Dr. Henrietta Bowden-Jones. Bowden-Jones, study co-author from the Department of Medicine at Imperial:
“We know the condition may have a genetic component – and that the children of gambling addicts are at higher risk of gambling addiction themselves – but we still don’t know the exact parts of the brain involved. This research identifies key brain areas, and opens avenues for targeted treatments that prevent cravings and relapse.”
The study found that two areas of the brain, namely the insula and nucleus accumbens, are very active when persons with gambling addictions experience cravings. These same two areas have also been associated with alcohol and drug cravings, and are responsible for decision-making, reward processing, and impulse control.
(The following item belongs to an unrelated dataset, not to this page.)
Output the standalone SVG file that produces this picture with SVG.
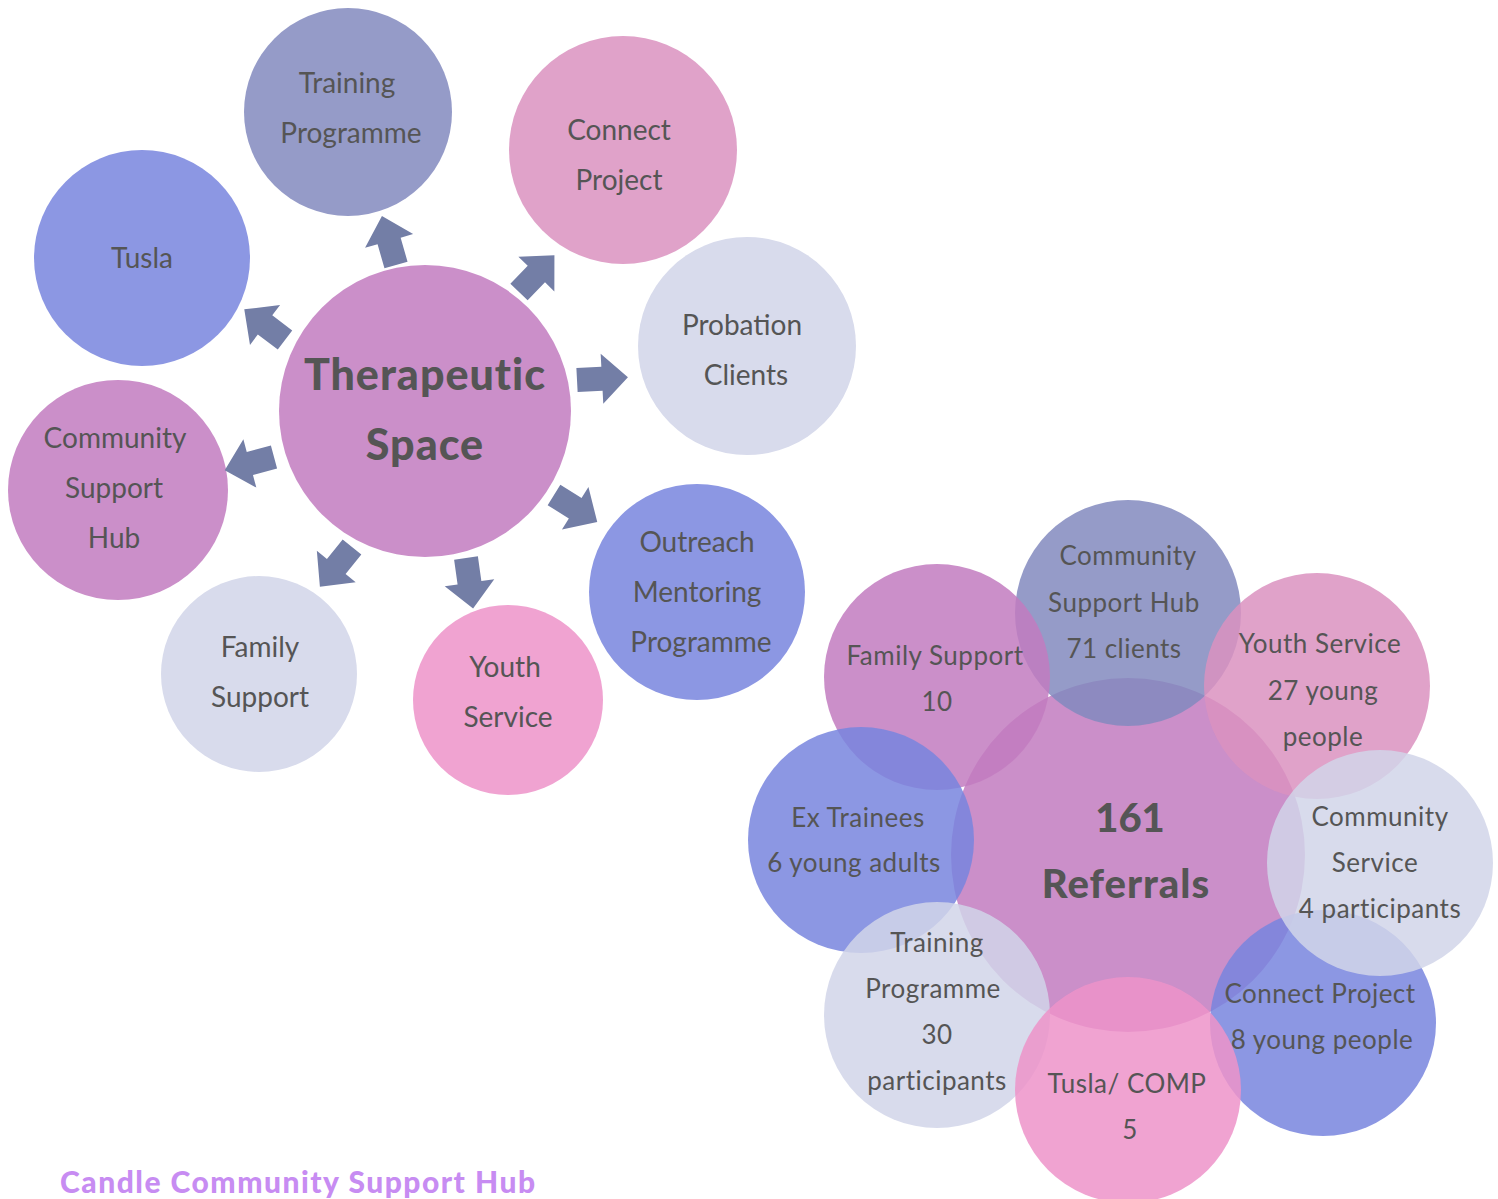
<svg xmlns="http://www.w3.org/2000/svg" width="1498" height="1199" viewBox="0 0 1498 1199">
<style>
  .lbl { font-family: Lato, "Liberation Sans", sans-serif; font-size: 28px; fill: #555555; text-anchor: middle; }
  .sm { font-family: Lato, "Liberation Sans", sans-serif; font-size: 26px; fill: #555555; text-anchor: middle; letter-spacing: 0.5px; }
  .big { font-family: Lato, "Liberation Sans", sans-serif; font-weight: 900; fill: #555555; text-anchor: middle; }
  .petal { opacity: 1; fill-opacity: 0.85; }
  .arrow { fill: #737ea6; }
  .foot { font-family: Lato, "Liberation Sans", sans-serif; font-weight: 900; font-size: 30px; fill: #c78cf2; letter-spacing: 1.5px; }
</style>
<defs>
  <polygon id="arr" points="0,-12 25,-12 25,-25 51,0 25,25 25,12 0,12"/>
</defs>
<rect width="1498" height="1199" fill="#ffffff"/>

<!-- Left cluster -->
<g id="node-training-programme">
  <circle cx="348" cy="112" r="104" fill="#959bc8"/>
  <text class="lbl" x="347" y="93">Training</text>
  <text class="lbl" x="351" y="143">Programme</text>
</g>
<g id="node-tusla">
  <circle cx="142" cy="258" r="108" fill="#8c97e3"/>
  <text class="lbl" x="142" y="268">Tusla</text>
</g>
<g id="node-connect-project">
  <circle cx="623" cy="150" r="114" fill="#e0a2c9"/>
  <text class="lbl" x="619" y="140">Connect</text>
  <text class="lbl" x="619" y="190">Project</text>
</g>
<g id="node-probation-clients">
  <circle cx="747" cy="346" r="109" fill="#d8dbec"/>
  <text class="lbl" x="742" y="335">Probation</text>
  <text class="lbl" x="746" y="385">Clients</text>
</g>
<g id="node-community-support-hub">
  <circle cx="118" cy="490" r="110" fill="#cb8fc9"/>
  <text class="lbl" x="115" y="448">Community</text>
  <text class="lbl" x="114" y="498">Support</text>
  <text class="lbl" x="114" y="548">Hub</text>
</g>
<g id="node-family-support">
  <circle cx="259" cy="674" r="98" fill="#d8dbec"/>
  <text class="lbl" x="260" y="657">Family</text>
  <text class="lbl" x="260" y="707">Support</text>
</g>
<g id="node-youth-service">
  <circle cx="508" cy="700" r="95" fill="#f0a3d1"/>
  <text class="lbl" x="505" y="677">Youth</text>
  <text class="lbl" x="508" y="727">Service</text>
</g>
<g id="node-outreach-mentoring">
  <circle cx="697" cy="592" r="108" fill="#8c97e3"/>
  <text class="lbl" x="697" y="552">Outreach</text>
  <text class="lbl" x="697" y="602">Mentoring</text>
  <text class="lbl" x="701" y="652">Programme</text>
</g>
<g id="node-therapeutic-space">
  <circle cx="425" cy="411" r="146" fill="#cb8fc9"/>
  <text class="big" x="425" y="390" font-size="43" letter-spacing="1">Therapeutic</text>
  <text class="big" x="425" y="460" font-size="43" letter-spacing="1">Space</text>
</g>

<g id="connectors">
  <use href="#arr" class="arrow" transform="translate(396,265) rotate(-106)"/>
  <use href="#arr" class="arrow" transform="translate(519,292) rotate(-46)"/>
  <use href="#arr" class="arrow" transform="translate(577,380) rotate(-3)"/>
  <use href="#arr" class="arrow" transform="translate(554,495) rotate(32)"/>
  <use href="#arr" class="arrow" transform="translate(466,558) rotate(82)"/>
  <use href="#arr" class="arrow" transform="translate(352,547) rotate(129)"/>
  <use href="#arr" class="arrow" transform="translate(274,457) rotate(165)"/>
  <use href="#arr" class="arrow" transform="translate(285,340) rotate(-143)"/>
</g>

<!-- Right cluster -->
<g id="node-161-referrals">
  <circle cx="1128" cy="855" r="177" fill="#cb8fc9"/>
</g>
<g id="node-r-community-support-hub">
  <circle class="petal" cx="1128" cy="613" r="113" fill="#8289be"/>
  <text class="sm" x="1128" y="565">Community</text>
  <text class="sm" x="1124" y="612">Support Hub</text>
  <text class="sm" x="1124" y="658">71 clients</text>
</g>
<g id="node-r-family-support">
  <circle class="petal" cx="937" cy="677" r="113" fill="#c27bbf"/>
  <text class="sm" x="935" y="665">Family Support</text>
  <text class="sm" x="937" y="711">10</text>
</g>
<g id="node-r-youth-service">
  <circle class="petal" cx="1317" cy="686" r="113" fill="#db92c0"/>
  <text class="sm" x="1320" y="653">Youth Service</text>
  <text class="sm" x="1323" y="700">27 young</text>
  <text class="sm" x="1323" y="746">people</text>
</g>
<g id="node-r-ex-trainees">
  <circle class="petal" cx="861" cy="840" r="113" fill="#7885de"/>
  <text class="sm" x="858" y="827">Ex Trainees</text>
  <text class="sm" x="854" y="872">6 young adults</text>
</g>
<g id="node-r-training-programme">
  <circle class="petal" cx="937" cy="1015" r="113" fill="#d1d5e9"/>
  <text class="sm" x="937" y="952">Training</text>
  <text class="sm" x="933" y="998">Programme</text>
  <text class="sm" x="937" y="1044">30</text>
  <text class="sm" x="937" y="1090">participants</text>
</g>
<g id="node-r-connect-project">
  <circle class="petal" cx="1323" cy="1023" r="113" fill="#7885de"/>
  <text class="sm" x="1320" y="1003">Connect Project</text>
  <text class="sm" x="1322" y="1049">8 young people</text>
</g>
<g id="node-r-tusla-comp">
  <circle class="petal" cx="1128" cy="1090" r="113" fill="#ed93c9"/>
  <text class="sm" x="1127" y="1093">Tusla/ COMP</text>
  <text class="sm" x="1130" y="1139">5</text>
</g>
<g id="node-r-community-service">
  <circle class="petal" cx="1380" cy="863" r="113" fill="#d1d5e9"/>
  <text class="sm" x="1380" y="826">Community</text>
  <text class="sm" x="1375" y="872">Service</text>
  <text class="sm" x="1380" y="918">4 participants</text>
</g>
<g id="label-161-referrals">
  <text class="big" x="1130" y="832" font-size="40">161</text>
  <text class="big" x="1126" y="898" font-size="40" letter-spacing="1">Referrals</text>
</g>

<text class="foot" x="60" y="1193">Candle Community Support Hub</text>
</svg>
The research was conducted at the National Problem Gambling Clinic, where scientists studied 19 patients with gambling addiction as well as 19 healthy controls. The most common problems reported were gambling related to electronic roulette and sports.
Each participant was placed in a magnetic resonance imaging (MRI) scanner to analyze brain activity. They were shown a variety of images, including scenes involving gambling, and asked to rate their craving levels.
The research team then determined which areas of the brain became active when the participants experienced cravings. They found that problem gamblers showed high activation in the insula and nucleus accumbens when they experienced a craving associated with a gambling image.
In gamblers, they also discovered that weaker connections between the nucleus accumbens and the frontal lobe were associated with greater cravings.
The frontal lobe, also involved with decision-making, may help regulate the insula through impulse control. Thus, a weak connection may result in increased impulsivity, making good decision-making more difficult.
Similar weak connections between these two areas have also been found to be involved with drug addiction. These connections may also be affected by mood and/or stress, which explains why both substance abusers and gambling addicts tend to relapse during challenging life experiences.
The group is now attempting to determine what treatments may reduce activity in the insula and nucleus accumbens, which in theory could reduce cravings.
The study, recently published in the journal Translational Psychiatry, was funded by the UK Medical Research Council.